▸ AIM: Exclude the pictures and reproduce the remaining data exactly as written.
═════ SUPPLIED INFORMATION ═════
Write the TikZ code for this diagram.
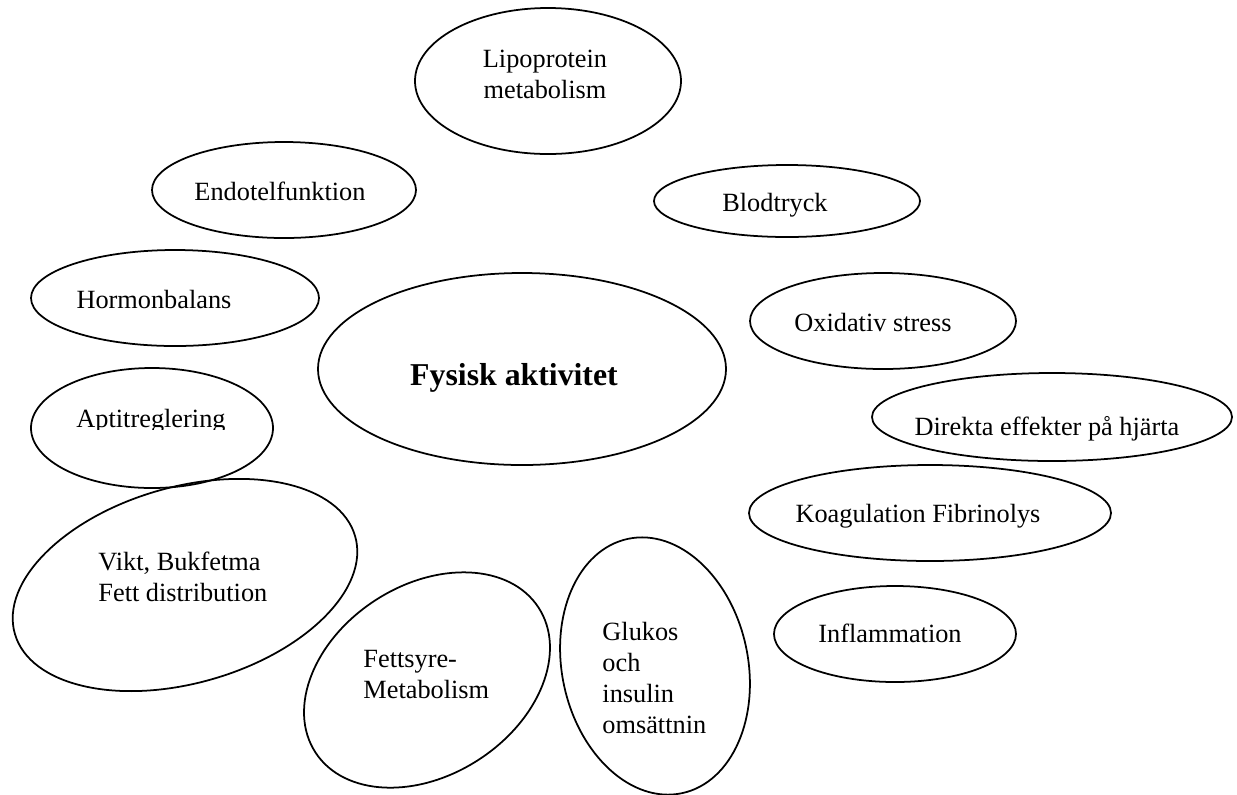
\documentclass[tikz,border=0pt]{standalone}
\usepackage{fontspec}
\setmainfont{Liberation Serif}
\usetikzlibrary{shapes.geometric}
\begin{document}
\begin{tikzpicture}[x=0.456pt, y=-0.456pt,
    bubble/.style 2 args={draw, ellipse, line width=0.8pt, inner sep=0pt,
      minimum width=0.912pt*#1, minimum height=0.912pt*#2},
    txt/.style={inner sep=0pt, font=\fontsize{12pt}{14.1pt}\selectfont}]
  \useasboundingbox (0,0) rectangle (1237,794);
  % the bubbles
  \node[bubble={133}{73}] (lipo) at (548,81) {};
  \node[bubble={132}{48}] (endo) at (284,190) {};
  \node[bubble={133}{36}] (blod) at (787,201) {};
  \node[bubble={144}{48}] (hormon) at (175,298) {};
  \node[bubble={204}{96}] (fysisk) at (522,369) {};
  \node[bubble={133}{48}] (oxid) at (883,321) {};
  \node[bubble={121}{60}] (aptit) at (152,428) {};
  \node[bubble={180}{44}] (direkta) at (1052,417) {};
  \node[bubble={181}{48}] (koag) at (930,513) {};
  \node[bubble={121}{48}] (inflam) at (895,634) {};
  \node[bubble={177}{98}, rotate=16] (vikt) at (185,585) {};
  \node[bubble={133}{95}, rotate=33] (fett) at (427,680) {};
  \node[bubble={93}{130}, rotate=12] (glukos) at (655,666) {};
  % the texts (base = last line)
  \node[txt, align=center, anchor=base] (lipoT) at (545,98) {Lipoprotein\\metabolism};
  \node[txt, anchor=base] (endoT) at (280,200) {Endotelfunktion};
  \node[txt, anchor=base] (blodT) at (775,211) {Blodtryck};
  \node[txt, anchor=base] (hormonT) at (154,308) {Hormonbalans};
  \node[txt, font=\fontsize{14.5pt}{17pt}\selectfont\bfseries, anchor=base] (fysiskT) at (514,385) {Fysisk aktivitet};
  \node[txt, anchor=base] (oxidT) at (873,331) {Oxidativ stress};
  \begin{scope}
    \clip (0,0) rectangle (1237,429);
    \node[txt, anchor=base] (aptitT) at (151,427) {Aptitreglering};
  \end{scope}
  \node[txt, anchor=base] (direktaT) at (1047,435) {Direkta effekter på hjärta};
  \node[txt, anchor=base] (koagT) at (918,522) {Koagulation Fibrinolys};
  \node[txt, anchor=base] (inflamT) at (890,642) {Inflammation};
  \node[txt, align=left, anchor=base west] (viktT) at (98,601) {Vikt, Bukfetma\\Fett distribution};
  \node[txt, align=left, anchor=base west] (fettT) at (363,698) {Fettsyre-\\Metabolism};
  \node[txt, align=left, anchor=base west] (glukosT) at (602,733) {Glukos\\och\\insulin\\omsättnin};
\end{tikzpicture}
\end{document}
═════
▸ THE ANSWER:
Write the TikZ code for this diagram.
\documentclass[tikz,border=0pt]{standalone}
\usepackage{fontspec}
\setmainfont{Liberation Serif}
\usetikzlibrary{shapes.geometric}
\begin{document}
\begin{tikzpicture}[x=0.456pt, y=-0.456pt,
    bubble/.style 2 args={draw, ellipse, line width=0.8pt, inner sep=0pt,
      minimum width=0.912pt*#1, minimum height=0.912pt*#2},
    txt/.style={inner sep=0pt, font=\fontsize{12pt}{14.1pt}\selectfont}]
  \useasboundingbox (0,0) rectangle (1237,794);
  % the bubbles
  \node[bubble={133}{73}] (lipo) at (548,81) {};
  \node[bubble={132}{48}] (endo) at (284,190) {};
  \node[bubble={133}{36}] (blod) at (787,201) {};
  \node[bubble={144}{48}] (hormon) at (175,298) {};
  \node[bubble={204}{96}] (fysisk) at (522,369) {};
  \node[bubble={133}{48}] (oxid) at (883,321) {};
  \node[bubble={121}{60}] (aptit) at (152,428) {};
  \node[bubble={180}{44}] (direkta) at (1052,417) {};
  \node[bubble={181}{48}] (koag) at (930,513) {};
  \node[bubble={121}{48}] (inflam) at (895,634) {};
  \node[bubble={177}{98}, rotate=16] (vikt) at (185,585) {};
  \node[bubble={133}{95}, rotate=33] (fett) at (427,680) {};
  \node[bubble={93}{130}, rotate=12] (glukos) at (655,666) {};
  % the texts (base = last line)
  \node[txt, align=center, anchor=base] (lipoT) at (545,98) {Lipoprotein\\metabolism};
  \node[txt, anchor=base] (endoT) at (280,200) {Endotelfunktion};
  \node[txt, anchor=base] (blodT) at (775,211) {Blodtryck};
  \node[txt, anchor=base] (hormonT) at (154,308) {Hormonbalans};
  \node[txt, font=\fontsize{14.5pt}{17pt}\selectfont\bfseries, anchor=base] (fysiskT) at (514,385) {Fysisk aktivitet};
  \node[txt, anchor=base] (oxidT) at (873,331) {Oxidativ stress};
  \begin{scope}
    \clip (0,0) rectangle (1237,429);
    \node[txt, anchor=base] (aptitT) at (151,427) {Aptitreglering};
  \end{scope}
  \node[txt, anchor=base] (direktaT) at (1047,435) {Direkta effekter på hjärta};
  \node[txt, anchor=base] (koagT) at (918,522) {Koagulation Fibrinolys};
  \node[txt, anchor=base] (inflamT) at (890,642) {Inflammation};
  \node[txt, align=left, anchor=base west] (viktT) at (98,601) {Vikt, Bukfetma\\Fett distribution};
  \node[txt, align=left, anchor=base west] (fettT) at (363,698) {Fettsyre-\\Metabolism};
  \node[txt, align=left, anchor=base west] (glukosT) at (602,733) {Glukos\\och\\insulin\\omsättnin};
\end{tikzpicture}
\end{document}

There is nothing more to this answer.